Structure from Duplicates: Neural Inverse Graphics from a Pile of Objects
Tianhang Cheng, Wei-Chiu Ma, Kaiyu Guan, Antonio Torralba, Shenlong Wang
TL;DR
Structure from Duplicates (SfD) tackles inverse rendering from a single image by leveraging duplicates to extract multi-view information. It jointly estimates $6$-DoF poses for all duplicates and uses a shared geometry/material framework to recover geometry, material properties, and environment illumination; the pipeline integrates an in-plane rotation robust SfM step with a neural SDF-based geometry, Disney BRDF, and spherical-Gaussian lighting. The approach demonstrates strong performance on synthetic and real data, surpassing baselines in geometry and material detail, and enables practical tasks like relighting and object insertion from a single view. The work highlights the value of repetition priors for regularizing ill-posed inverse problems and offers insights into efficient multi-view-like reconstruction from a single image.
Abstract
Our world is full of identical objects (\emphe.g., cans of coke, cars of same model). These duplicates, when seen together, provide additional and strong cues for us to effectively reason about 3D. Inspired by this observation, we introduce Structure from Duplicates (SfD), a novel inverse graphics framework that reconstructs geometry, material, and illumination from a single image containing multiple identical objects. SfD begins by identifying multiple instances of an object within an image, and then jointly estimates the 6DoF pose for all instances.An inverse graphics pipeline is subsequently employed to jointly reason about the shape, material of the object, and the environment light, while adhering to the shared geometry and material constraint across instances.
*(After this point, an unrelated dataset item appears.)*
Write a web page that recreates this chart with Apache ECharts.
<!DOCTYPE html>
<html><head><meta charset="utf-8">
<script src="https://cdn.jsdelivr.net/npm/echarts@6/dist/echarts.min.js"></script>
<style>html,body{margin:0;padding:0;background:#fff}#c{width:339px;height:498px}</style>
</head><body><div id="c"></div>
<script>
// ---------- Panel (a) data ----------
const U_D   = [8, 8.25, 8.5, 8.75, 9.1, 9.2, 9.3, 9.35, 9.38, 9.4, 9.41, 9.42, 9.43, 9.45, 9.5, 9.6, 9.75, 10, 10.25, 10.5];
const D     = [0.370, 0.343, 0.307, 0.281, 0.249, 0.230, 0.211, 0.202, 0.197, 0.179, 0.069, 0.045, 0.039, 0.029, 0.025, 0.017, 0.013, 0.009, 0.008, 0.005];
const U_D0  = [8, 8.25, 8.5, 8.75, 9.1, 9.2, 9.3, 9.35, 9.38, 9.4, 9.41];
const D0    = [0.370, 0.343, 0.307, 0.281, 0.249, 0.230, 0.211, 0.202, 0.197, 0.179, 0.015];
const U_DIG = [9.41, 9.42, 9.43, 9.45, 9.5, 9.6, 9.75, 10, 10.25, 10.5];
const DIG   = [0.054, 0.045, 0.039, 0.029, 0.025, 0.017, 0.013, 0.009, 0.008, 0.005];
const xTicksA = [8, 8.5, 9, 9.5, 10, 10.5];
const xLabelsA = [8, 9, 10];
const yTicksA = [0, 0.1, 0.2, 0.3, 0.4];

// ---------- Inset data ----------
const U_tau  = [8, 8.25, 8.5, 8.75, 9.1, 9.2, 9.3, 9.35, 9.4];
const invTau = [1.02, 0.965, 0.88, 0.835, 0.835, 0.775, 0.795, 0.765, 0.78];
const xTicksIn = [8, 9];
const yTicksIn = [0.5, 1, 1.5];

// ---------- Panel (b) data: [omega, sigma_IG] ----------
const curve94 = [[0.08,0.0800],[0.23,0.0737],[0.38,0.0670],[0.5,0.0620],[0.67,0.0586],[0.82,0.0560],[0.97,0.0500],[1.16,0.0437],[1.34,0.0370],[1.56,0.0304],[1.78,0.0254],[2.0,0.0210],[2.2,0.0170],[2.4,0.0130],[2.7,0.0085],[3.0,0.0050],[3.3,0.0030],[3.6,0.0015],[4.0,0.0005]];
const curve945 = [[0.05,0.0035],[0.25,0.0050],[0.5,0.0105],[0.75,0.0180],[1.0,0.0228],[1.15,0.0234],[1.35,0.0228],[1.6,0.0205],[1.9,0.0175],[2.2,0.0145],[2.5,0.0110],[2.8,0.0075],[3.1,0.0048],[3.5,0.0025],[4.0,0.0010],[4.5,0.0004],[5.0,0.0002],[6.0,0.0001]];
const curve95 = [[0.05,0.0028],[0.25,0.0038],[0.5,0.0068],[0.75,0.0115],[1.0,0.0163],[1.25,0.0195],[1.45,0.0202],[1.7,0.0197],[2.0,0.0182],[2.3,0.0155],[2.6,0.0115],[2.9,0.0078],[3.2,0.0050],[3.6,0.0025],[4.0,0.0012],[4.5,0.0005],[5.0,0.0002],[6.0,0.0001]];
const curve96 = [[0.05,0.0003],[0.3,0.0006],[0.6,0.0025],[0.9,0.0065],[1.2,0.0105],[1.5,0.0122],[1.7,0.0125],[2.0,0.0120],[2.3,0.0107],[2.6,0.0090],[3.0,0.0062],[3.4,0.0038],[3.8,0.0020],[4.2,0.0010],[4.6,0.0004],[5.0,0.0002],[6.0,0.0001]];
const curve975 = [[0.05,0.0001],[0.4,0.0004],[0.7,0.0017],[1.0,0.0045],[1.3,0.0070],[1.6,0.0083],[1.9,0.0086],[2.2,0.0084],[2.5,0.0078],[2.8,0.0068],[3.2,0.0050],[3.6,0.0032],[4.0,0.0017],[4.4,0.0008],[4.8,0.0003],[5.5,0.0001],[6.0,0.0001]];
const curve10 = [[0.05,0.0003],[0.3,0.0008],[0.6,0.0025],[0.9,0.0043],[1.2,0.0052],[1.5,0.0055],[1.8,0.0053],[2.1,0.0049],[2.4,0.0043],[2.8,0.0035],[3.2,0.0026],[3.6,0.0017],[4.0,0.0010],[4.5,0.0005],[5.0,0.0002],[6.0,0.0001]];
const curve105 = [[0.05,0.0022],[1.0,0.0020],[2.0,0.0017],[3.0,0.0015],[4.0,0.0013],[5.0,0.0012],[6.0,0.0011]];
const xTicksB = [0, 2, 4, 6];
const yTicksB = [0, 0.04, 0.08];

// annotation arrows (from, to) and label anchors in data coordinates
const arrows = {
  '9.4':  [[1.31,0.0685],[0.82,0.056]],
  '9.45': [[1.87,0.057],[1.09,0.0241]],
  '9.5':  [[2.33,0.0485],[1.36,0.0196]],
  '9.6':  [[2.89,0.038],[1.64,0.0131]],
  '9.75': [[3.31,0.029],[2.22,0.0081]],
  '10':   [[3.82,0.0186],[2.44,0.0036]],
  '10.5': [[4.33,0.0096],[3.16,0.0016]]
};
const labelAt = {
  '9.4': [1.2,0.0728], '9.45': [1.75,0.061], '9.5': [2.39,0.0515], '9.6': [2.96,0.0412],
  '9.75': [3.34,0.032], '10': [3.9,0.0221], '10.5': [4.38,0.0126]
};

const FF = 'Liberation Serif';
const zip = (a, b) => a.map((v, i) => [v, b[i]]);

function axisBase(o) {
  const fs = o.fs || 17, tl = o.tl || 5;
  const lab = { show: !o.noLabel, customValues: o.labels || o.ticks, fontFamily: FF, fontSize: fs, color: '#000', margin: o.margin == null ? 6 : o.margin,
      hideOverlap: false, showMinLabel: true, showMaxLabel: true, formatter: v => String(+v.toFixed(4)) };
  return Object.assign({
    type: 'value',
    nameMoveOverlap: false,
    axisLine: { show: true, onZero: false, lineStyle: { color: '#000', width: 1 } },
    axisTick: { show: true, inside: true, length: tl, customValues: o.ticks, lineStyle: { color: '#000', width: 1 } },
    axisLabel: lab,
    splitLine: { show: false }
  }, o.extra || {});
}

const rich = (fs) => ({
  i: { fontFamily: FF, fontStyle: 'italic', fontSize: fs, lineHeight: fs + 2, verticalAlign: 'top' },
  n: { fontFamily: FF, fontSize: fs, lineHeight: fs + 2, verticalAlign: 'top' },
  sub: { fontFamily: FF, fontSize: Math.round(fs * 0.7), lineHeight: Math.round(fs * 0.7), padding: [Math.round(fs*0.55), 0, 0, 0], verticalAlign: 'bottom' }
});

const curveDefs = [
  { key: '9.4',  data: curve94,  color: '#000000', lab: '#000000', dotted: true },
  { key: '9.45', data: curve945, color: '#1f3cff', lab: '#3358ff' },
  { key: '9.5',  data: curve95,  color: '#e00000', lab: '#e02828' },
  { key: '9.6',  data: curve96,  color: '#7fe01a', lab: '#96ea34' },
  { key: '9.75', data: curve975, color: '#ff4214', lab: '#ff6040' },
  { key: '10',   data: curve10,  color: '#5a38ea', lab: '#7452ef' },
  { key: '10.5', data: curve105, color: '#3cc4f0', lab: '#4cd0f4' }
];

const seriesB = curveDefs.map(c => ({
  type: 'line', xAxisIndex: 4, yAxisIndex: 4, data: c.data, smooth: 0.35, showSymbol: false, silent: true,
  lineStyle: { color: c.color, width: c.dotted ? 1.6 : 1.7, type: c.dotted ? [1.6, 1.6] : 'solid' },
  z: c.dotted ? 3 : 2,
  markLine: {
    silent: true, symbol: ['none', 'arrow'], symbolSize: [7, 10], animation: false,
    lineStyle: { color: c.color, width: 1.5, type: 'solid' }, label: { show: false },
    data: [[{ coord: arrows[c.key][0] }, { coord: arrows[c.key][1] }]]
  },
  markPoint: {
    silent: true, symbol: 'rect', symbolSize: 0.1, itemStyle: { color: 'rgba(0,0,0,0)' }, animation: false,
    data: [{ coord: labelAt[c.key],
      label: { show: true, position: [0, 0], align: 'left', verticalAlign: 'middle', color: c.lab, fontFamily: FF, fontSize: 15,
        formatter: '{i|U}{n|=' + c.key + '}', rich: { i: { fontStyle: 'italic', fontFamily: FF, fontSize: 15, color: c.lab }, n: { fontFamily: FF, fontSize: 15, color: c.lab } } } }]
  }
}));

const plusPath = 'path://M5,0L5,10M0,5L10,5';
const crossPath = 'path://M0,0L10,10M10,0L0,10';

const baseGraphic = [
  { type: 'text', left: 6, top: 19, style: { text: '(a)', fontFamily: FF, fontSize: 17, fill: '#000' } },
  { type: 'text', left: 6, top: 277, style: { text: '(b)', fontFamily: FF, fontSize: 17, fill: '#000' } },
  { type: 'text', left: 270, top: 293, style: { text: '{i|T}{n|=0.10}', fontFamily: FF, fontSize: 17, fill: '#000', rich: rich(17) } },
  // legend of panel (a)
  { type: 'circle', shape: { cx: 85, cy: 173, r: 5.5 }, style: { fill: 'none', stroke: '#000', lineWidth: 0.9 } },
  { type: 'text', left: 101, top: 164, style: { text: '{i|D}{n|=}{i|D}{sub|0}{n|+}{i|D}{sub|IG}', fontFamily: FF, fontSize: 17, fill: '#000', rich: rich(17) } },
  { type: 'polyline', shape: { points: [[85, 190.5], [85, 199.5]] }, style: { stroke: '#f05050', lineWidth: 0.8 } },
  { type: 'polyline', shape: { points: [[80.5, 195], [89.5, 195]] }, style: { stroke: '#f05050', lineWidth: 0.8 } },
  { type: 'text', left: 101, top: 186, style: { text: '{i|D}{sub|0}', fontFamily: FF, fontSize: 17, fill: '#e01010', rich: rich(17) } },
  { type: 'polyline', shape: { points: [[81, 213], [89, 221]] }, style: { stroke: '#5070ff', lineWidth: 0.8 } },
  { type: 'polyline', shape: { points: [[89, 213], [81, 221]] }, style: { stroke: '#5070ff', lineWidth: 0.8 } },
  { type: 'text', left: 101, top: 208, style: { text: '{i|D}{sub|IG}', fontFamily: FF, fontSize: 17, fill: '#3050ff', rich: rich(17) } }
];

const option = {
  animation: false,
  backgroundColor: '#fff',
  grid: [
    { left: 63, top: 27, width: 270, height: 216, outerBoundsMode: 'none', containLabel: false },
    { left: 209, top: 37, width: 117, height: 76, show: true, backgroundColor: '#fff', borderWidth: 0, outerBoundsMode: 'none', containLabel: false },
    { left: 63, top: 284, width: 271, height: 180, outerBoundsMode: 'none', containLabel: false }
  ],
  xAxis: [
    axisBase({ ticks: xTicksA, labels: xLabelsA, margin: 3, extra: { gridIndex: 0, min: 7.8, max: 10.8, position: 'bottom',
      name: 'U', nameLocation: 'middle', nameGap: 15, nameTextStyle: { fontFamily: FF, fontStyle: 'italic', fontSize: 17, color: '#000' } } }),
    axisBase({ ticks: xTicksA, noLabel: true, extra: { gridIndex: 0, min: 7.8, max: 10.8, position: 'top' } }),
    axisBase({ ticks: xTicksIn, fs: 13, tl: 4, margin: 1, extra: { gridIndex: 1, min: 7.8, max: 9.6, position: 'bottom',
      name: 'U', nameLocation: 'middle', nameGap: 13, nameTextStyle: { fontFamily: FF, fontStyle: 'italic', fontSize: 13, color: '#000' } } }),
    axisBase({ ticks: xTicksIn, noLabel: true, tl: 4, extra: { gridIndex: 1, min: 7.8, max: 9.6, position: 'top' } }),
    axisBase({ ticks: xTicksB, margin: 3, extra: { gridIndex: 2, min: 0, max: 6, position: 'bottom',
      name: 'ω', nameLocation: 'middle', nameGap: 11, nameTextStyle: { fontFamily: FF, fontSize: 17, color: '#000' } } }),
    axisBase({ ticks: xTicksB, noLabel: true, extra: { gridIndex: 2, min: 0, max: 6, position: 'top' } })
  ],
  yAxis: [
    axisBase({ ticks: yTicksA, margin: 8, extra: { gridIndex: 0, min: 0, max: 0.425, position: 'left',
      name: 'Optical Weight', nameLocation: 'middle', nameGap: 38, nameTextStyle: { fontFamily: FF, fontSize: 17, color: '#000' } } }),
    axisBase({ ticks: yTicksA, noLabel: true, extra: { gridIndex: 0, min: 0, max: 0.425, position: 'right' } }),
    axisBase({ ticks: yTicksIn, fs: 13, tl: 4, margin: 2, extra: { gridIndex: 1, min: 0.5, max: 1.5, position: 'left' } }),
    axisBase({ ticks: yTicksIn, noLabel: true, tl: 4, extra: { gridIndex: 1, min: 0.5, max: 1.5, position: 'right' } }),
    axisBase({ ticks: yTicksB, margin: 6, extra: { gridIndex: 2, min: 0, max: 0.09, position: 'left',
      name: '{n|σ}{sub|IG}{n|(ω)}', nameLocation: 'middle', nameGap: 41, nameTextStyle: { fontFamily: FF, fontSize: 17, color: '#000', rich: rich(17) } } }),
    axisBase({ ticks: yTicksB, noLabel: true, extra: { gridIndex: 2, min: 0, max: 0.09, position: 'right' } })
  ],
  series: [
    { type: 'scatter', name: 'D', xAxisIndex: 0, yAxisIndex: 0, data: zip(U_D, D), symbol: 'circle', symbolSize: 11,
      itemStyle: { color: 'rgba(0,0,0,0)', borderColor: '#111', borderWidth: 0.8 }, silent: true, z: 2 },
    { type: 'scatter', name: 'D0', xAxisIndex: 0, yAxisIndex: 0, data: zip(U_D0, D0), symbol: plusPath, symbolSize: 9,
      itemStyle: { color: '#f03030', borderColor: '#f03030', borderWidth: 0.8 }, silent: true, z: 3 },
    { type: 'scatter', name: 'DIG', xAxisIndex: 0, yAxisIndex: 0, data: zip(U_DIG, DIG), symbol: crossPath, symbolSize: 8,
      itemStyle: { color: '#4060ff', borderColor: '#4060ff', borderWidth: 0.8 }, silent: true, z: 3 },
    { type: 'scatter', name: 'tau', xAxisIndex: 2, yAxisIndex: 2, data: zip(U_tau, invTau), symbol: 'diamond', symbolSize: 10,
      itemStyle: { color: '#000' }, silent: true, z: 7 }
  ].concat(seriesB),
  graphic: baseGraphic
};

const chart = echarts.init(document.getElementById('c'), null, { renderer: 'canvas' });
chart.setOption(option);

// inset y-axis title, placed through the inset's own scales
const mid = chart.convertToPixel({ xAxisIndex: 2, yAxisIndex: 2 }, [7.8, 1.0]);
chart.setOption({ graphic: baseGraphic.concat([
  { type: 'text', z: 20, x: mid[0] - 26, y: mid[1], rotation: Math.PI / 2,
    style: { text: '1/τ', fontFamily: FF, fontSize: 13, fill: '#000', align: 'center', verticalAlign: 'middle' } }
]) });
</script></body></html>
Our primary contributions involve utilizing object duplicates as a robust prior for single-image inverse graphics and proposing an in-plane rotation-robust Structure from Motion (SfM) formulation for joint 6-DoF object pose estimation. By leveraging multi-view cues from a single image, SfD generates more realistic and detailed 3D reconstructions, significantly outperforming existing single image reconstruction models and multi-view reconstruction approaches with a similar or greater number of observations.